3. It may or may not be possible to change the amount of power generated. Turbines – which are part of most types of power plants – are huge masses with an incredible amount of momentum and inertia. So they cannot be switched on/off at will. There are huge costs involved in doing that. They usually keep running and generating the “base” load. The output from hydro power plants, on the other hand, can be changed instantaneously. If the demand suddenly increases, it is taken care of by what is called as “spinning reserves”. In simpler terms, if one power plant goes down, the other plants pick up the slack. However, there are limits to how much slack they can pick up. If the demand far exceeds the supply in India, the SLDCs simply cut the power to some areas, which is why we have frequent power cuts in many parts of India; basically, we are a power-deficit country. In the developed countries, however, plants called “peaker” plants come online when the demand suddenly increases. Peaker plants might have to be called into action due to a sudden heat wave for example. So, from the grid’s standpoint, it is beneficial if the central air-conditioners work on gas. Alternatively, the central air-conditioners can produce chilled water at night, store it, and use it during the day for cooling; this is what is called a “demand-side solution” to the problem and is great because it balances out the load and takes it towards a “constant load scenario”, which is a lot easier to handle!
In general, the bigger the balancing region, the better it is. If all of India is used for balancing, all its diversities come into play. And I am not talking about the diversity that Jawaharlal Nehru talked about in his book The Discovery of India. What I mean is this. There is a time difference of one hour between India’s east and west coast. This naturally staggers the peaks of major cities on the east and west coast. Different parts of India can have vastly different weather. So for example, while it is blistering hot in Mumbai, it could be relatively a lot more pleasant in Pune. So not everybody will switch on their air conditioners at the same time. All the major festivals of India mean big peaks in the load, but thankfully Durga Puja isn’t at the same time as Ganesh festival; it that was the case, we would have had it!

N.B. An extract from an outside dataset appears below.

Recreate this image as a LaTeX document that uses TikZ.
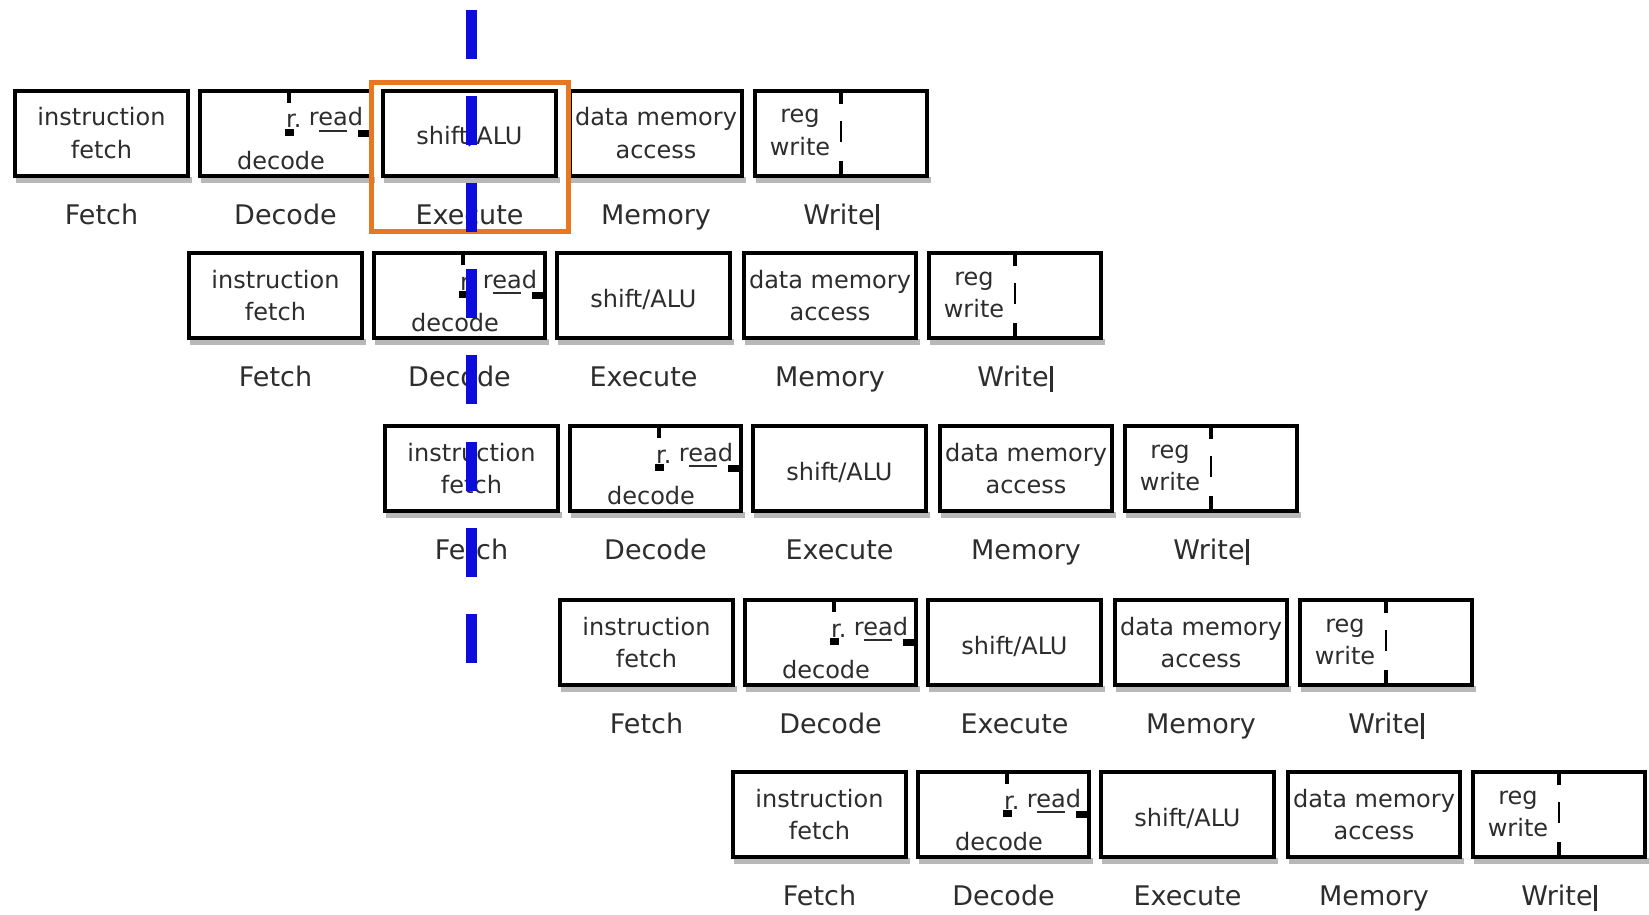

Long story short, load balancing isn’t child’s play, by any stretch of imagination. It is a fairly complex activity, especially if you put a condition that all consumers must get the required amount of power at all times. We are not there yet, but that is where we are heading. So load balancing is going to become a lot more complicated in the future, like it has already become in the developed countries. And to make matters worse, we are going to have renewable energy sources integrated into the grid, which are by their very nature variable, or “infirmed” as they are called in technical jargon. Solar PV is a lot less infirmed as compared to wind, at least in India, but it is variable nonetheless and will pose problems. And therefore, large-scale energy storage will become critical going forward. Much more on all these topics will be covered later in the series.